■ TASK DETAILS
Below are entries. Copy exactly the lines running from the line that holds "Give me the Plotly source for this chart." to the line that holds "import plotly.graph_objects as go", with both ends included.

* START *

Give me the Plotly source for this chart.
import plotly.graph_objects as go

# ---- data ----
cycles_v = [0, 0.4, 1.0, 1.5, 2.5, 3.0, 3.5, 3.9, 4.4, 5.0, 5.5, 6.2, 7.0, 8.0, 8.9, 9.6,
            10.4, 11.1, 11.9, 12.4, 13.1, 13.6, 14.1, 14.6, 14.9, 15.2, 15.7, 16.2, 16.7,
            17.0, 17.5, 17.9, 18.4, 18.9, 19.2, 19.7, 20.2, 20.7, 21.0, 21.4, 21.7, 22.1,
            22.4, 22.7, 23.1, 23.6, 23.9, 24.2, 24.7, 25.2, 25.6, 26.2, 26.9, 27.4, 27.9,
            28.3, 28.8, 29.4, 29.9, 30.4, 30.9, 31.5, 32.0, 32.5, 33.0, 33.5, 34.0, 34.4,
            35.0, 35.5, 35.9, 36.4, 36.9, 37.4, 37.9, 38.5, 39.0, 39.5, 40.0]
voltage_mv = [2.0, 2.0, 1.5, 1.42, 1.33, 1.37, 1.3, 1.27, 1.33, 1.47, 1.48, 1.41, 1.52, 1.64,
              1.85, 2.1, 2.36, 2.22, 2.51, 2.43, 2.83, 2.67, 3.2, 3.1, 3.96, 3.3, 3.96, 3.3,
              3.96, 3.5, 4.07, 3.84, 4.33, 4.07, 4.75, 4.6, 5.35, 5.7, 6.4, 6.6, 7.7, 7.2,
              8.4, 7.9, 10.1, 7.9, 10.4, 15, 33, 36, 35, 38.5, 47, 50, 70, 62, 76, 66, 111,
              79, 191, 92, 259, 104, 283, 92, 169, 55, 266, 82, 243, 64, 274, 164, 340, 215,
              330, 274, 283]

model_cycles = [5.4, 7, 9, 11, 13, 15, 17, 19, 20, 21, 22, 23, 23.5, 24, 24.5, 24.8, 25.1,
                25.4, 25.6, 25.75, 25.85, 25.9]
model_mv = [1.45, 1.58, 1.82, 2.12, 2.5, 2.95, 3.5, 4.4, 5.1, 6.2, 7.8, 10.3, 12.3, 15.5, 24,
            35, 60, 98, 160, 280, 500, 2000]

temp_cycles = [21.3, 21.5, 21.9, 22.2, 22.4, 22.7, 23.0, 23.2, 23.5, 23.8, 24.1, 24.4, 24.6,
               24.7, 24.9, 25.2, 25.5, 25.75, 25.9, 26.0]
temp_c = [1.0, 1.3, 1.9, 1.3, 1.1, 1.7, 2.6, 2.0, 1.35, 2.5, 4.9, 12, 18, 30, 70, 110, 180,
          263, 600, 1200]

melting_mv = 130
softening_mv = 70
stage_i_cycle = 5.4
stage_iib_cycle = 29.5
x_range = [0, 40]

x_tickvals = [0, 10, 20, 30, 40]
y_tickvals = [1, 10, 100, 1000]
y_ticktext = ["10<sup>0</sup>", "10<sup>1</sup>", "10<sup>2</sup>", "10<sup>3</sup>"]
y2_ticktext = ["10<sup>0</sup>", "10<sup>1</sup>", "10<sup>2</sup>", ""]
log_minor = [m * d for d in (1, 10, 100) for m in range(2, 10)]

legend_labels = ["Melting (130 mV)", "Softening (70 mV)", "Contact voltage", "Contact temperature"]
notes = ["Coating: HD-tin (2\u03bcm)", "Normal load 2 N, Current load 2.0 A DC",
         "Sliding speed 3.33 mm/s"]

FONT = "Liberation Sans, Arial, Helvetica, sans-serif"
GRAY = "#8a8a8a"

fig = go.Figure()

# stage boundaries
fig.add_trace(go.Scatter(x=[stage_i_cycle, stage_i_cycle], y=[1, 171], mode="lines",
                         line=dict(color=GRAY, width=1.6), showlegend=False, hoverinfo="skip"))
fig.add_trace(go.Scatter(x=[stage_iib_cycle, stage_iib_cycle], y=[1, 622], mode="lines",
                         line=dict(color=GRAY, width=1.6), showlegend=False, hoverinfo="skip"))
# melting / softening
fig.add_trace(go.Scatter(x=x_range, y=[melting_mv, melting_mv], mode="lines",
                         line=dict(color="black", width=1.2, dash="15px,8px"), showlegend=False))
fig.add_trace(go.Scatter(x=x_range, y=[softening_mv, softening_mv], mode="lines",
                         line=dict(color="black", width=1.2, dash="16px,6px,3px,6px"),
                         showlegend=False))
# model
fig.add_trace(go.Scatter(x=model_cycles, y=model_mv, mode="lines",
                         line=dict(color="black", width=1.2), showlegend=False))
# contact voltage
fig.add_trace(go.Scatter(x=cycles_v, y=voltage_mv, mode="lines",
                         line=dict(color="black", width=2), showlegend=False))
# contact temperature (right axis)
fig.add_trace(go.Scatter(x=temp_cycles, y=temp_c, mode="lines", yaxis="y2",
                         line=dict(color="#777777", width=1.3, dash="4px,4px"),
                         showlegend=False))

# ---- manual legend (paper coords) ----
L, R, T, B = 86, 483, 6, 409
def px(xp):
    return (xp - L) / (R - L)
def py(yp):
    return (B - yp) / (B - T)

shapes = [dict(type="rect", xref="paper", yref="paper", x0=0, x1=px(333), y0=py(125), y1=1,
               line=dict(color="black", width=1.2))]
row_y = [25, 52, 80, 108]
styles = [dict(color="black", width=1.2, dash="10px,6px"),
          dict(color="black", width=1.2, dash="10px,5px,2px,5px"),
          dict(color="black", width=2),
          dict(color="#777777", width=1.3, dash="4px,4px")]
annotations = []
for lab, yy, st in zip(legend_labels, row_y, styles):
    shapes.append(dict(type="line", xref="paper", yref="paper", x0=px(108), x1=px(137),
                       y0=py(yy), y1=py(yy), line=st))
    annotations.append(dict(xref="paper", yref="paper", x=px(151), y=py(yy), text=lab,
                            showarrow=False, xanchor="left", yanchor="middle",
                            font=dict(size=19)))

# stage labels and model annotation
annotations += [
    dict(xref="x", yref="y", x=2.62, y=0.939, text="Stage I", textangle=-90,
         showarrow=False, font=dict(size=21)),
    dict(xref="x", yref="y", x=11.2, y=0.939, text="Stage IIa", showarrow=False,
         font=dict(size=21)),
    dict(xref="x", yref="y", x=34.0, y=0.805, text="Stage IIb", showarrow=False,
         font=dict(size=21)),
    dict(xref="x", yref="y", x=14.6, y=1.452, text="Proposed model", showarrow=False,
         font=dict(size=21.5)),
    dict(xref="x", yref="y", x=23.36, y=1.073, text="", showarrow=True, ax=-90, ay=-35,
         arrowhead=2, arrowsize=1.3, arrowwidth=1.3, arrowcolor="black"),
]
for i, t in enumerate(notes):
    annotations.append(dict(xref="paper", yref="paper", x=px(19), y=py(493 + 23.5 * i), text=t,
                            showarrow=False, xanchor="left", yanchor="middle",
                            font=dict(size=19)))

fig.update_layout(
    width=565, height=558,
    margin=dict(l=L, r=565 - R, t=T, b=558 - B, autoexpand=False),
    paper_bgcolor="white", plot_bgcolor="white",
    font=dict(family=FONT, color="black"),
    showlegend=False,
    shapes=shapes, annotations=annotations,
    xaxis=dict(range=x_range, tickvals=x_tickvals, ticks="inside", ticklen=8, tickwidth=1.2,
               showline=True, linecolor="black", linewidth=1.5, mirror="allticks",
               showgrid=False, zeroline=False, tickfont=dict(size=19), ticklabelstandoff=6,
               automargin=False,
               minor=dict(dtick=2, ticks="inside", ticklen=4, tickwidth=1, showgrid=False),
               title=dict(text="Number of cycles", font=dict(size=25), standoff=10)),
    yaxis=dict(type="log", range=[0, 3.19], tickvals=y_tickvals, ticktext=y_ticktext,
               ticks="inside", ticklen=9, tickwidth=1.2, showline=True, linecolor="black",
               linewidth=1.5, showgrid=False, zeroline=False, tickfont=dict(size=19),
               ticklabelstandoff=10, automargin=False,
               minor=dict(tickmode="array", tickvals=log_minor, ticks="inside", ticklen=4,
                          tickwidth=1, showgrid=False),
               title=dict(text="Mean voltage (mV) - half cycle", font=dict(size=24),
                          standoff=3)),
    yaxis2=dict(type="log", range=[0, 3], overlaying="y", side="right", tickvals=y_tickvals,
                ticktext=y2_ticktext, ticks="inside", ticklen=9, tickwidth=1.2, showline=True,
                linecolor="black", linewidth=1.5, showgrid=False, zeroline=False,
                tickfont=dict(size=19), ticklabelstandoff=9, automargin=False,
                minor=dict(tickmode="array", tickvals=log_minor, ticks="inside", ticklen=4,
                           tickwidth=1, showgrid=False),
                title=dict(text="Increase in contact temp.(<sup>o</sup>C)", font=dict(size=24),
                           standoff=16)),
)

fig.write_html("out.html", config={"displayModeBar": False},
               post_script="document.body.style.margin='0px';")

* END *
* START *

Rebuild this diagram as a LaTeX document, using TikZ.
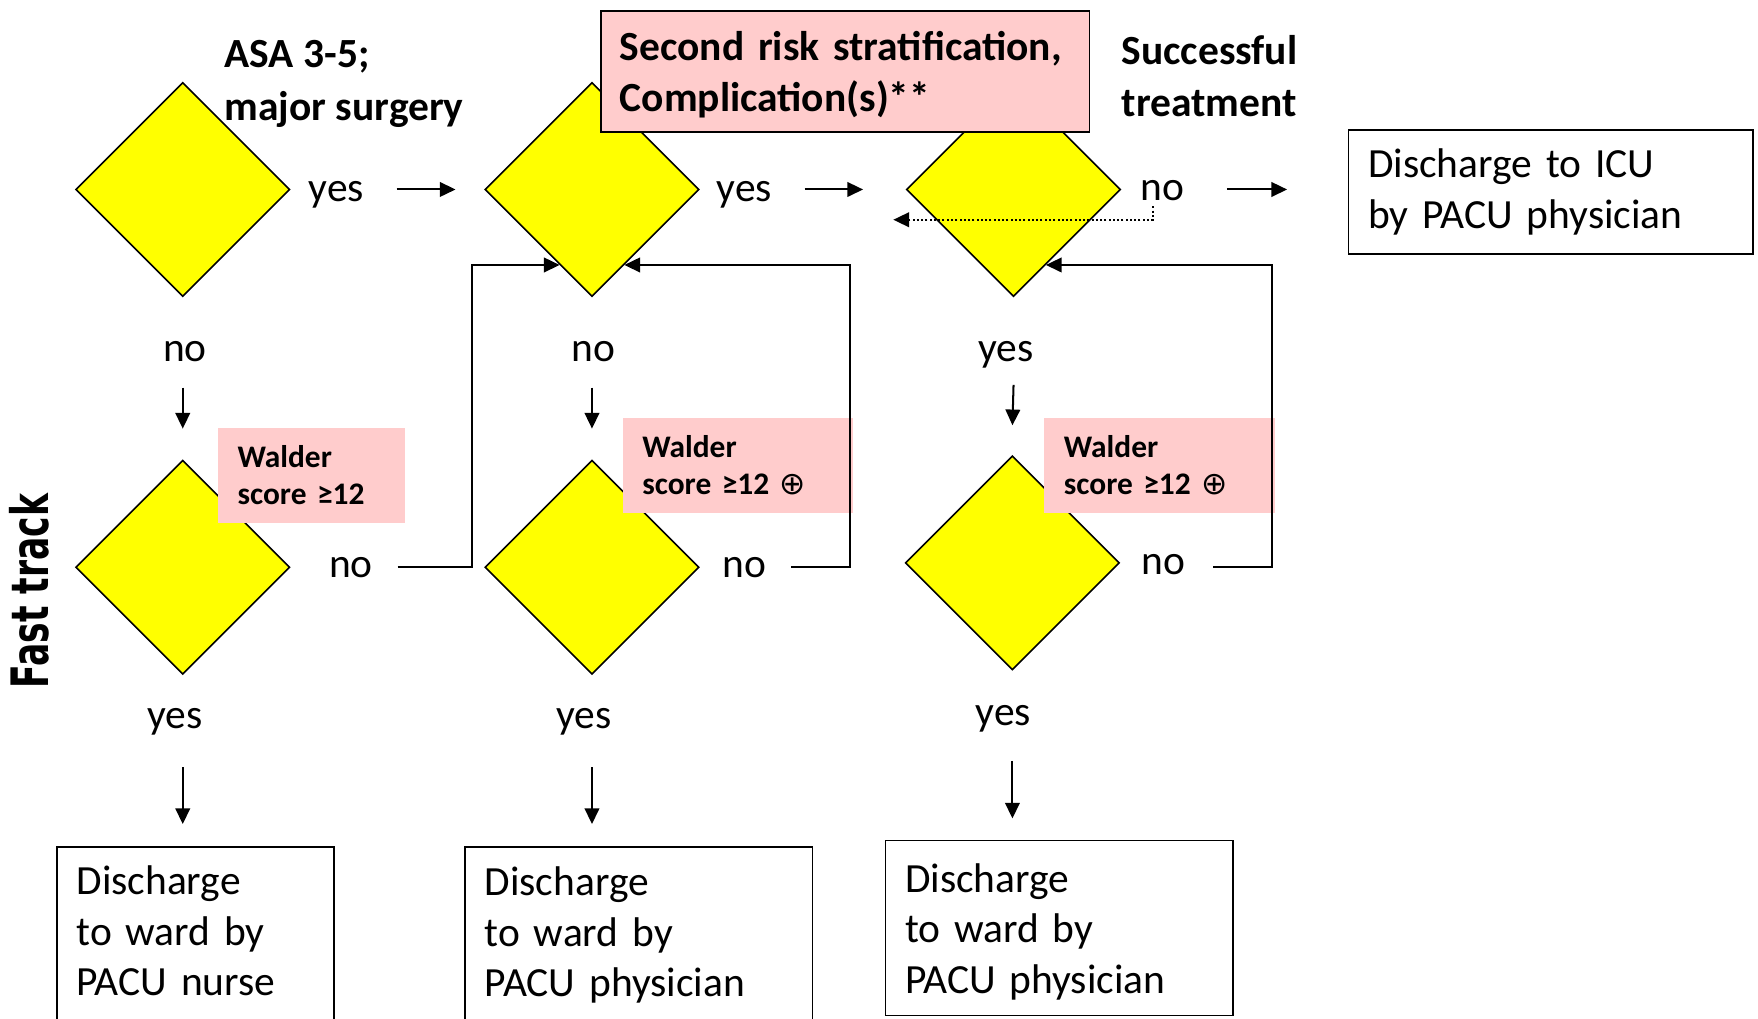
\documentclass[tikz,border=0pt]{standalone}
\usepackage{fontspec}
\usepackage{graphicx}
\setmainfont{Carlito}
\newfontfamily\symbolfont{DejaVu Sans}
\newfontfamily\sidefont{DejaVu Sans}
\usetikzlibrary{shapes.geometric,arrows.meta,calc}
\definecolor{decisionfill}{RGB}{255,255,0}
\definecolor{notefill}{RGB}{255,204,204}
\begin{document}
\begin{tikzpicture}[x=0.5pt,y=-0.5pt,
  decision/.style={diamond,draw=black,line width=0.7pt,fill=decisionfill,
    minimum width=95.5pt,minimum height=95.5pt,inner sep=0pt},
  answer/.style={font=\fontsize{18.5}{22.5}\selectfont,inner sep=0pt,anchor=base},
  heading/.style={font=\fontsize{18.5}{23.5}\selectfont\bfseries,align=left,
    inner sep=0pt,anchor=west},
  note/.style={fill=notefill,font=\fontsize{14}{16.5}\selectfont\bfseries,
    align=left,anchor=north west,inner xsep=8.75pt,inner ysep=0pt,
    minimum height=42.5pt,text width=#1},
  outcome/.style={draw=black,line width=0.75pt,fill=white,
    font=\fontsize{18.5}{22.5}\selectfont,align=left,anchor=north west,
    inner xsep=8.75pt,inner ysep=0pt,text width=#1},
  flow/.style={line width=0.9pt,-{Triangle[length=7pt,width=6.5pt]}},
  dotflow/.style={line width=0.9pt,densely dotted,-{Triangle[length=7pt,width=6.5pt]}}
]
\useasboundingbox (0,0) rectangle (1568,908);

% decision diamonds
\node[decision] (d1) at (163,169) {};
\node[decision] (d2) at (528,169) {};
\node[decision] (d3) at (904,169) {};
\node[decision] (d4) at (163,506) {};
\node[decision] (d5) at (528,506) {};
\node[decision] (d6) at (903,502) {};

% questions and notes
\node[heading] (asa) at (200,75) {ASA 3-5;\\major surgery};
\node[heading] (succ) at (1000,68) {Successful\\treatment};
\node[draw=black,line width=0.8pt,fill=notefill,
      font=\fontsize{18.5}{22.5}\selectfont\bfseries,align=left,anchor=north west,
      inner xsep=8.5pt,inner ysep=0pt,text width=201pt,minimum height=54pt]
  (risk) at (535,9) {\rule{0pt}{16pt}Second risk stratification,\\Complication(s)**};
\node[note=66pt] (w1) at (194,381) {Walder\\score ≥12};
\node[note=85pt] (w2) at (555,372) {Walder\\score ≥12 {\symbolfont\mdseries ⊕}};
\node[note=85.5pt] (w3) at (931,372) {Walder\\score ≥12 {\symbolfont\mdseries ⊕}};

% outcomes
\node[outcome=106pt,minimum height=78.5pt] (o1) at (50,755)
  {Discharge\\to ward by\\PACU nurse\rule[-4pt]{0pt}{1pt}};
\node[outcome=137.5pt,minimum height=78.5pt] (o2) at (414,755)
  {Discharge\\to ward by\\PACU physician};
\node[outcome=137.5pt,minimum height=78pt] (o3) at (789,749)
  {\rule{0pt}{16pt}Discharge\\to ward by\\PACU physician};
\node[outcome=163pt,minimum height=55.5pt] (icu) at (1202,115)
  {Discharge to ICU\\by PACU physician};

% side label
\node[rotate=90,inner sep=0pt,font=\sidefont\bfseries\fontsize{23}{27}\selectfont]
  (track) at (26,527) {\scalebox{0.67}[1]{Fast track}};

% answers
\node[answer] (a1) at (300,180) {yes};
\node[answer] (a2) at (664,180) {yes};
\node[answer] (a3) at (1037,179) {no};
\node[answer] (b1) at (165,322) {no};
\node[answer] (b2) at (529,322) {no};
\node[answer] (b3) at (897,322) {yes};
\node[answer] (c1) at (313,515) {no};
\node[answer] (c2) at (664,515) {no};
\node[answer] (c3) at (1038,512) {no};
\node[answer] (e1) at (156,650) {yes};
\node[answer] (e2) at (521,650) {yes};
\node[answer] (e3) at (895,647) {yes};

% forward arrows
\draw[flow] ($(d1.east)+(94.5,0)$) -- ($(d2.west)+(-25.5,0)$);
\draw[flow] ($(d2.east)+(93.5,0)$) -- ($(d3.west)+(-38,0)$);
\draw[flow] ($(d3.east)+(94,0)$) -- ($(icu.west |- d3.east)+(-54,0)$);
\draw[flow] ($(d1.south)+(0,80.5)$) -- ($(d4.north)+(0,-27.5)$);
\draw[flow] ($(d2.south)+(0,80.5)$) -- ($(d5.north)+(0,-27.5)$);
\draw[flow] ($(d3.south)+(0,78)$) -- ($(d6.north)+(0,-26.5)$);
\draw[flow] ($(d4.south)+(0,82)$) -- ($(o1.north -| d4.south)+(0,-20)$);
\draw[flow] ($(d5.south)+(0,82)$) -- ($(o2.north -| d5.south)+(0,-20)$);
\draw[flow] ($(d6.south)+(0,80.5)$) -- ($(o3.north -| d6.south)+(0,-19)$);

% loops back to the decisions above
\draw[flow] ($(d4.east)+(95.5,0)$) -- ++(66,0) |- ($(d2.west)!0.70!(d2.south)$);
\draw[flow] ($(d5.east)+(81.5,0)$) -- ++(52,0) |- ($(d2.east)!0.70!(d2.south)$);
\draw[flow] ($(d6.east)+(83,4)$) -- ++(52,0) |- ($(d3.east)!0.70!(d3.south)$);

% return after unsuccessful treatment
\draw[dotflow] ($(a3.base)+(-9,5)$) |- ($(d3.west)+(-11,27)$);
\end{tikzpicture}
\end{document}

* END *

■ SOLUTION BELOW
Give me the Plotly source for this chart.
import plotly.graph_objects as go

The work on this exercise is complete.